Comment Maurice peut-il se positionner dans un environnement international tinté d’incertitudes, notamment avec le Brexit ou encore l’approche de plus en plus protectionniste de certains, comme les États-Unis ?

Maurice doit avoir un agenda économique externe et interne. Externe où Maurice doit faire partie des pays qui défendent l’ouverture des marchés et pas pour des raisons dogmatiques. Étant une petite économie insulaire, Maurice dépend énormément du fait que le reste du monde demeure ouvert à ses exportations. La croissance mauricienne ne peut pas uniquement rester sur le marché local. Vous n’êtes qu’1,3 million de consommateurs. Vous avez besoin que les marchés soient ouverts pour y accéder. Donc, il faut des efforts clairs, être très actifs à l’Organisation mondiale du commerce (OMC) et vous allier à d’autres qui veulent la même chose, comme le Canada ou l’Argentine, qui font partie des nations qui défendent l’ouverture commerciale. Il y aura une réunion de l’OMC en Argentine en décembre. Ce sera l’occasion de pousser pour le maintien de l’ouverture des marchés.

Il faut aussi un agenda domestique. Il y a beaucoup de mécontentement aujourd’hui vis-à-vis du commerce international car il y a un amalgame entre la mondialisation, la perte d’emplois et le commerce international. On dit que fermer les frontières préservera l’emploi domestique. Mais ce n’est pas le protectionnisme commercial qui va préserver l’emploi. Prenez la technologie. Aux États-Unis, on sait que c’est la technologie - et pas le commerce - qui va détruire des millions d’emplois de personnes avec des qualifications limitées.

La technologie, n’a pas de frontières. Et jusqu’ici je n’ai entendu personne dire qu’il fallait «détechnologiser» nos économies! Sur chaque cinq emplois de perdus, quatre sont perdus à cause de la technologie et un à cause du commerce international. Or, on peut fermer le commerce international mais cela ne résoudra pas les autres problèmes. Il faut se demander ce qu’on va faire pour que le système éducatif réponde au marché du travail. La technologie va créer beaucoup de nouveaux emplois, mais encore faut-il que le système éducatif permette aux gens de se connecter à ces emplois. Il faut aider les Petites et moyennes entreprises, qui sont très souvent de petite taille et opèrent dans l’informel en les accompagnant. Cela, pour qu’elles puissent opérer dans l’économie formelle et faire en sorte que la croissance soit de meilleure qualité et que les bénéfices de la croissance touchent un plus grand nombre de citoyens. Les universités et écoles techniques doivent forment des gens dans ces secteurs afin qu’ils pénètrent les marchés liés à la technologie. Ce que vous avez fait durant les 40 dernières années, il faut l’améliorer, l’ajuster.

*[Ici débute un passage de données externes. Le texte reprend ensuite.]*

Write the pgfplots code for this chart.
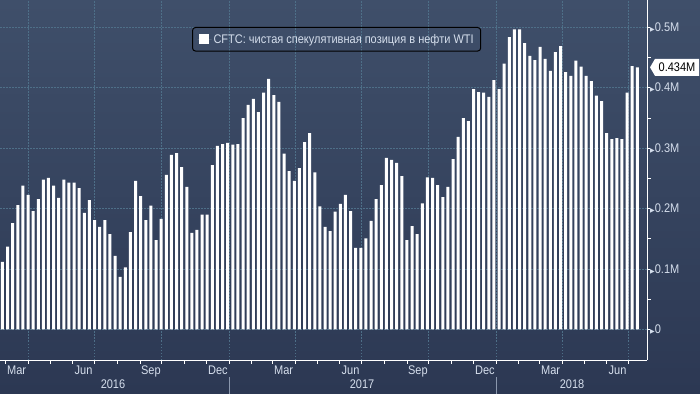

Mais les manufacturiers déplorent la concurrence déloyale des produits importés. Comment rester ouvert sans mettre en péril l’industrie locale ?

Je fais la distinction entre les standards de qualité et les prix plus bas. En tant que responsable d’une organisation inter- nationale, je ne prônerai jamais qu’on baisse les normes pour favoriser le commerce international. S’il y a des règles à respecter, c’est par tous, que ce soit à l’import ou à l’export. Les autorités sont en droit de faire respecter cela. Les entreprises déplorent que les importations sont moins chères.

Si elles sont moins onéreuses de façon déloyale, l’OMC a des règles qui permettent d’arrêter les produits issus de dumping ou qui ne répondent pas aux standards de qualité et de santé. Mais si les produits sont moins chers pour des raisons compétitives, il n’y a pas de problème. Le commerce, c’est le jeu des avantages comparatifs, mais encore faut-il qu’ils soient loyaux. Ce qui compte pour le producteur local, c’est un appui décidé pour qu’il puisse monter en gamme et proposer des produits et des services à haute valeur ajoutée.